C Corresponding author. Email: leah.beesley@dse.vic.gov.au
Marine and Freshwater Research 61(5) 605-614 https://doi.org/10.1071/MF09137
Submitted: 11 June 2009 Accepted: 17 November 2009 Published: 28 May 2010
Abstract
In rivers worldwide, hydrological persistence and variability (i.e. environmental stability) typically parallel longitudinal changes in habitat. This interaction complicates determination of the hierarchy of mechanisms that structure fish communities along rivers. In this study, we examined fish species richness and presence–absence in pools of an intermittent river system containing underground water storages (Fortescue River, north-west Australia), a system that was predicted to uncouple this relationship. Stability, measured by pool persistence, was unrelated to a pool's maximum depth or its position in the catchment, indicating partial decoupling. However, pool stability remained correlated with habitat diversity and log-transformed surface area. Model selection indicated that species richness was better described by pool stability and the landscape factor stream order than by within-pool habitat descriptors. Permanent pools low in the catchment contained more species than unstable pools in headwater streams. We conclude that the distribution of fish in the Fortescue River is shaped predominantly by processes of extirpation and re-colonisation. Management efforts in this river and similar intermittent systems should focus on the preservation of refuge pools, and limit the construction of barriers that limit dispersal.

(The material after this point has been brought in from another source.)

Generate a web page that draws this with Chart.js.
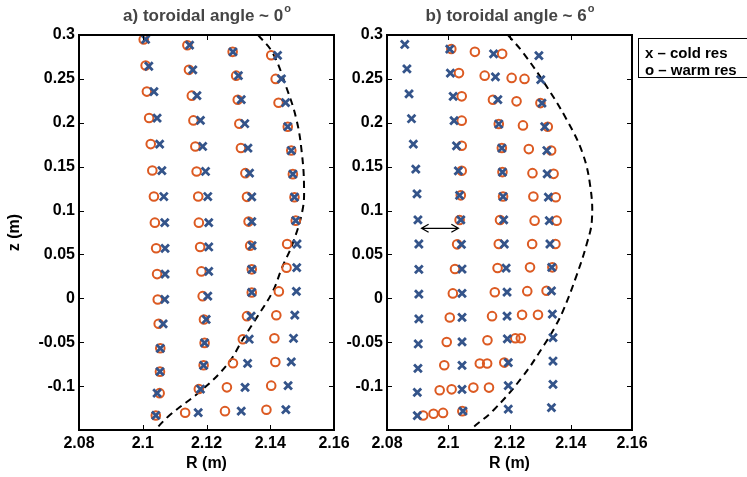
<!DOCTYPE html>
<html>
<head>
<meta charset="utf-8">
<script src="https://cdn.jsdelivr.net/npm/chart.js@4"></script>
<style>
body{margin:0;background:#fff}
#wrap{position:relative;width:747px;height:477px;overflow:hidden}
canvas{position:absolute;top:0}
</style>
</head>
<body>
<div id="wrap">
<canvas id="panelA" style="left:0" width="370" height="477"></canvas>
<canvas id="panelB" style="left:340px" width="407" height="477"></canvas>
</div>
<script>
const COLD = '#34548a'
const WARM = '#dc5a22'
const FONT = '"Liberation Sans", Arial, sans-serif'

const xTicks = [2.08, 2.1, 2.12, 2.14, 2.16]
const yMin = -0.15, yMax = 0.3

// panel a) toroidal angle ~ 0
const aColdR = [
2.1009,2.1019,2.1035,2.1045,2.1053,2.1060,2.1066,2.1069,2.1070,2.1070,2.1069,2.1064,2.1055,2.1054,2.1045,2.1041,
2.1147,2.1157,2.1170,2.1181,2.1188,2.1197,2.1204,2.1207,2.1207,2.1207,2.1204,2.1199,2.1194,2.1191,2.1181,2.1174,
2.1283,2.1300,2.1309,2.1320,2.1330,2.1335,2.1342,2.1342,2.1343,2.1342,2.1342,2.1340,2.1334,2.1329,2.1321,2.1309,
2.1423,2.1435,2.1448,2.1455,2.1466,2.1471,2.1476,2.1480,2.1484,2.1483,2.1482,2.1477,2.1473,2.1466,2.1456,2.1449]
const aColdZ = [
0.2950,0.2644,0.2355,0.2054,0.1757,0.1456,0.1160,0.0862,0.0570,0.0276,-0.0013,-0.0290,-0.0569,-0.0835,-0.1080,-0.1334,
0.2884,0.2603,0.2309,0.2027,0.1730,0.1445,0.1160,0.0862,0.0585,0.0307,0.0025,-0.0241,-0.0508,-0.0763,-0.1033,-0.1303,
0.2808,0.2537,0.2263,0.1989,0.1712,0.1426,0.1156,0.0874,0.0600,0.0330,0.0067,-0.0203,-0.0466,-0.0740,-0.1014,-0.1285,
0.2769,0.2500,0.2229,0.1955,0.1684,0.1415,0.1152,0.0885,0.0619,0.0349,0.0079,-0.0192,-0.0455,-0.0725,-0.0995,-0.1269]
const aWarmR = [
2.1003,2.1009,2.1013,2.1020,2.1025,2.1030,2.1035,2.1038,2.1042,2.1045,2.1047,2.1050,2.1055,2.1054,2.1053,2.1041,
2.1140,2.1145,2.1154,2.1159,2.1165,2.1169,2.1174,2.1176,2.1180,2.1184,2.1188,2.1192,2.1194,2.1191,2.1176,2.1133,
2.1282,2.1293,2.1298,2.1303,2.1308,2.1322,2.1327,2.1332,2.1337,2.1342,2.1342,2.1327,2.1314,2.1283,2.1264,2.1258,
2.1403,2.1417,2.1426,2.1455,2.1466,2.1471,2.1476,2.1480,2.1453,2.1451,2.1427,2.1419,2.1413,2.1416,2.1403,2.1388]
const aWarmZ = [
0.2950,0.2652,0.2355,0.2054,0.1757,0.1456,0.1160,0.0862,0.0570,0.0276,-0.0013,-0.0290,-0.0569,-0.0835,-0.1080,-0.1334,
0.2884,0.2603,0.2309,0.2027,0.1730,0.1445,0.1160,0.0862,0.0585,0.0307,0.0025,-0.0241,-0.0508,-0.0763,-0.1033,-0.1303,
0.2808,0.2537,0.2263,0.1989,0.1712,0.1426,0.1156,0.0874,0.0600,0.0330,0.0067,-0.0203,-0.0466,-0.0740,-0.1014,-0.1285,
0.2769,0.2500,0.2229,0.1955,0.1684,0.1415,0.1152,0.0885,0.0619,0.0349,0.0079,-0.0192,-0.0455,-0.0725,-0.0995,-0.1269]
const aEdgeR = [2.1362,2.1407,2.1449,2.1482,2.1499,2.1506,2.1501,2.1470,2.1437,2.1408,2.1361,2.1315,2.1268,2.1190,2.1085,2.1038]
const aEdgeZ = [0.300,0.280,0.242,0.204,0.166,0.127,0.100,0.062,0.035,0.008,-0.020,-0.046,-0.074,-0.103,-0.133,-0.150]

// panel b) toroidal angle ~ 6
const bColdR = [
2.0858,2.0865,2.0872,2.0880,2.0886,2.0894,2.0898,2.0901,2.0904,2.0904,2.0904,2.0904,2.0902,2.0901,2.0899,2.0899,
2.1005,2.1007,2.1016,2.1019,2.1027,2.1033,2.1037,2.1041,2.1043,2.1045,2.1045,2.1045,2.1045,2.1045,2.1045,2.1048,
2.1148,2.1154,2.1162,2.1165,2.1175,2.1177,2.1179,2.1181,2.1183,2.1189,2.1192,2.1192,2.1193,2.1196,2.1196,2.1196,
2.1296,2.1302,2.1306,2.1315,2.1322,2.1323,2.1327,2.1330,2.1332,2.1338,2.1337,2.1340,2.1342,2.1342,2.1342,2.1337]
const bColdZ = [
0.2892,0.2614,0.2329,0.2046,0.1757,0.1472,0.1190,0.0893,0.0619,0.0330,0.0048,-0.0234,-0.0520,-0.0797,-0.1071,-0.1337,
0.2840,0.2566,0.2301,0.2024,0.1738,0.1453,0.1173,0.0893,0.0615,0.0334,0.0056,-0.0218,-0.0497,-0.0763,-0.1037,-0.1285,
0.2785,0.2522,0.2263,0.1986,0.1712,0.1438,0.1160,0.0893,0.0619,0.0345,0.0070,-0.0203,-0.0462,-0.0732,-0.0995,-0.1262,
0.2766,0.2492,0.2224,0.1955,0.1684,0.1418,0.1152,0.0885,0.0619,0.0353,0.0086,-0.0181,-0.0447,-0.0714,-0.0980,-0.1246]
const bWarmR = [
2.1010,2.1087,2.1176,
2.1035,2.1119,2.1207,2.1249,
2.1044,2.1146,2.1223,2.1301,
2.1044,2.1165,2.1244,2.1325,
2.1044,2.1175,2.1263,2.1336,
2.1044,2.1177,2.1275,2.1344,
2.1041,2.1179,2.1278,2.1351,
2.1037,2.1169,2.1282,2.1354,
2.1029,2.1165,2.1274,2.1350,
2.1022,2.1161,2.1267,2.1340,
2.1015,2.1152,2.1258,2.1321,
2.1005,2.1143,2.1241,2.1293,
2.0995,2.1128,2.1219,2.1237,
2.0987,2.1103,2.1127,2.1183,
2.0972,2.1011,2.1082,2.1133,
2.0918,2.0952,2.0983,2.1046]
const bWarmZ = [
0.2840,0.2808,0.2785,
0.2566,0.2537,0.2511,0.2500,
0.2301,0.2263,0.2244,0.2224,
0.2024,0.1986,0.1970,0.1955,
0.1738,0.1712,0.1700,0.1684,
0.1453,0.1438,0.1426,0.1418,
0.1173,0.1160,0.1160,0.1152,
0.0893,0.0893,0.0885,0.0885,
0.0615,0.0619,0.0619,0.0619,
0.0334,0.0345,0.0353,0.0353,
0.0056,0.0070,0.0082,0.0086,
-0.0218,-0.0203,-0.0188,-0.0188,
-0.0497,-0.0477,-0.0455,-0.0455,
-0.0763,-0.0743,-0.0743,-0.0732,
-0.1048,-0.1037,-0.1017,-0.1017,
-0.1334,-0.1315,-0.1305,-0.1285]
const bEdgeR = [2.1195,2.1244,2.1320,2.1386,2.1438,2.1464,2.1469,2.1453,2.1418,2.1375,2.1348,2.1315,2.1241,2.1146,2.1081,2.1072]
const bEdgeZ = [0.300,0.280,0.242,0.204,0.166,0.127,0.089,0.063,0.025,-0.014,-0.033,-0.052,-0.090,-0.128,-0.147,-0.150]

// distance arrow in panel b
const arrowR = [2.0913, 2.1033]
const arrowZ = 0.0798

function pts(r, z){
	return r.map(function(v, i){ return {x: v, y: z[i]} })
}

//box, inward ticks, panel title, legend and arrow
const frame = {
	id: 'frame',
	afterDraw(chart, args, o){
		const ctx = chart.ctx
		const a = chart.chartArea
		const x = chart.scales.x, y = chart.scales.y
		ctx.save()
		ctx.strokeStyle = '#000'
		ctx.lineWidth = 1
		ctx.beginPath()
		x.ticks.forEach(function(t){
			const p = Math.round(x.getPixelForValue(t.value)) + 0.5
			ctx.moveTo(p, a.bottom); ctx.lineTo(p, a.bottom - 5)
			ctx.moveTo(p, a.top); ctx.lineTo(p, a.top + 5)
		})
		y.ticks.forEach(function(t){
			const p = Math.round(y.getPixelForValue(t.value)) + 0.5
			ctx.moveTo(a.left, p); ctx.lineTo(a.left + 5, p)
			ctx.moveTo(a.right, p); ctx.lineTo(a.right - 5, p)
		})
		ctx.stroke()
		ctx.lineWidth = 2
		ctx.strokeRect(a.left, a.top, a.right - a.left, a.bottom - a.top)

		// title with superscript degree
		ctx.fillStyle = '#454545'
		const f1 = 'bold 17px ' + FONT, f2 = 'bold 11px ' + FONT
		ctx.font = f1
		const w1 = ctx.measureText(o.title).width
		ctx.font = f2
		const w2 = ctx.measureText('o').width
		const sx = (a.left + a.right) / 2 - (w1 + w2) / 2
		ctx.textBaseline = 'alphabetic'
		ctx.font = f1
		ctx.fillText(o.title, sx, 21)
		ctx.font = f2
		ctx.fillText('o', sx + w1 + 1, 12)

		if(o.legend){
			ctx.lineWidth = 1
			ctx.strokeRect(a.right + 6.5, 38.5, 200, 39)
			ctx.fillStyle = '#000'
			ctx.font = 'bold 15px ' + FONT
			ctx.fillText('x \u2013 cold res', a.right + 13, 58)
			ctx.fillText('o \u2013 warm res', a.right + 13, 75)
		}

		if(o.arrow){
			const x1 = x.getPixelForValue(arrowR[0]), x2 = x.getPixelForValue(arrowR[1])
			const py = y.getPixelForValue(arrowZ)
			ctx.lineWidth = 1.3
			ctx.beginPath()
			ctx.moveTo(x1, py); ctx.lineTo(x2, py)
			ctx.moveTo(x1 + 7, py - 4); ctx.lineTo(x1, py); ctx.lineTo(x1 + 7, py + 4)
			ctx.moveTo(x2 - 7, py - 4); ctx.lineTo(x2, py); ctx.lineTo(x2 - 7, py + 4)
			ctx.stroke()
		}
		ctx.restore()
	}
}

function tickText(v){
	if(Math.abs(v - yMin) < 1e-6) return ''
	return String(+v.toFixed(2))
}

function makePanel(id, cold, warm, edge, o){
	return new Chart(document.getElementById(id), {
		type: 'scatter',
		data: {
			datasets: [
				{label: 'cold res', data: cold, pointStyle: 'crossRot', pointRadius: 5.5, borderColor: COLD, backgroundColor: COLD, pointBorderWidth: 2.8},
				{label: 'warm res', data: warm, pointStyle: 'circle', pointRadius: 4.3, borderColor: WARM, backgroundColor: 'rgba(0,0,0,0)', pointBorderWidth: 2},
				{label: 'edge', data: edge, showLine: true, pointRadius: 0, borderColor: '#000', borderWidth: 2, borderDash: [7, 5], tension: 0.4, fill: false}
			]
		},
		options: {
			responsive: false,
			animation: false,
			events: [],
			layout: {padding: {top: 35, right: o.padRight, left: 0, bottom: 0}},
			plugins: {
				legend: {display: false},
				tooltip: {enabled: false},
				frame: o
			},
			scales: {
				x: {
					type: 'linear', min: xTicks[0], max: xTicks[xTicks.length - 1],
					afterBuildTicks: function(s){ s.ticks = xTicks.map(function(v){ return {value: v} }) },
					ticks: {padding: 4, color: '#000', font: {family: FONT, size: 16, weight: 'bold'}, callback: tickText, maxRotation: 0},
					grid: {display: false, drawTicks: false},
					border: {display: false},
					title: {display: true, text: 'R (m)', color: '#000', padding: {top: 0, bottom: 4}, font: {family: FONT, size: 16, weight: 'bold'}},
					afterFit: function(s){ s.height = 47 }
				},
				y: {
					type: 'linear', min: yMin, max: yMax,
					ticks: {stepSize: 0.05, padding: 4, color: '#000', font: {family: FONT, size: 16, weight: 'bold'}, callback: tickText},
					grid: {display: false, drawTicks: false},
					border: {display: false},
					title: {display: o.yTitle, text: 'z (m)', color: '#000', padding: {top: 5, bottom: 0}, font: {family: FONT, size: 16, weight: 'bold'}},
					afterFit: function(s){ s.width = o.yWidth }
				}
			}
		},
		plugins: [frame]
	})
}

makePanel('panelA', pts(aColdR, aColdZ), pts(aWarmR, aWarmZ), pts(aEdgeR, aEdgeZ),
	{title: 'a) toroidal angle ~ 0', yTitle: true, yWidth: 79, padRight: 36, legend: false, arrow: false})
makePanel('panelB', pts(bColdR, bColdZ), pts(bWarmR, bWarmZ), pts(bEdgeR, bEdgeZ),
	{title: 'b) toroidal angle ~ 6', yTitle: false, yWidth: 47, padRight: 115, legend: true, arrow: true})
</script>
</body>
</html>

Additional keywords: assemblage organisation, dispersal, extinction/re-colonisation, hydroperiod, Pilbara, stream.
Acknowledgements
This research was part of a doctoral dissertation carried out at the School of Animal Biology (formerly Zoology) at the University of Western Australia (UWA). Funding was provided principally by Land and Water Australia. The River Basin Management Society also kindly contributed. We thank Peter M. Davies (UWA), Peter Kendrick (Department of Environment and Conservation) and Mark Meekan (Australian Institute of Marine Science) for their supervision; and thank Isaac Schlosser, Kirk Winemiller and William Matthews for their critical appraisal of this research when it was in thesis format. We also thank Andrew Boulton and two anonymous reviewers whose constructive comments improved the manuscript. This research was carried out under animal ethics approval, AEC #00/100/080.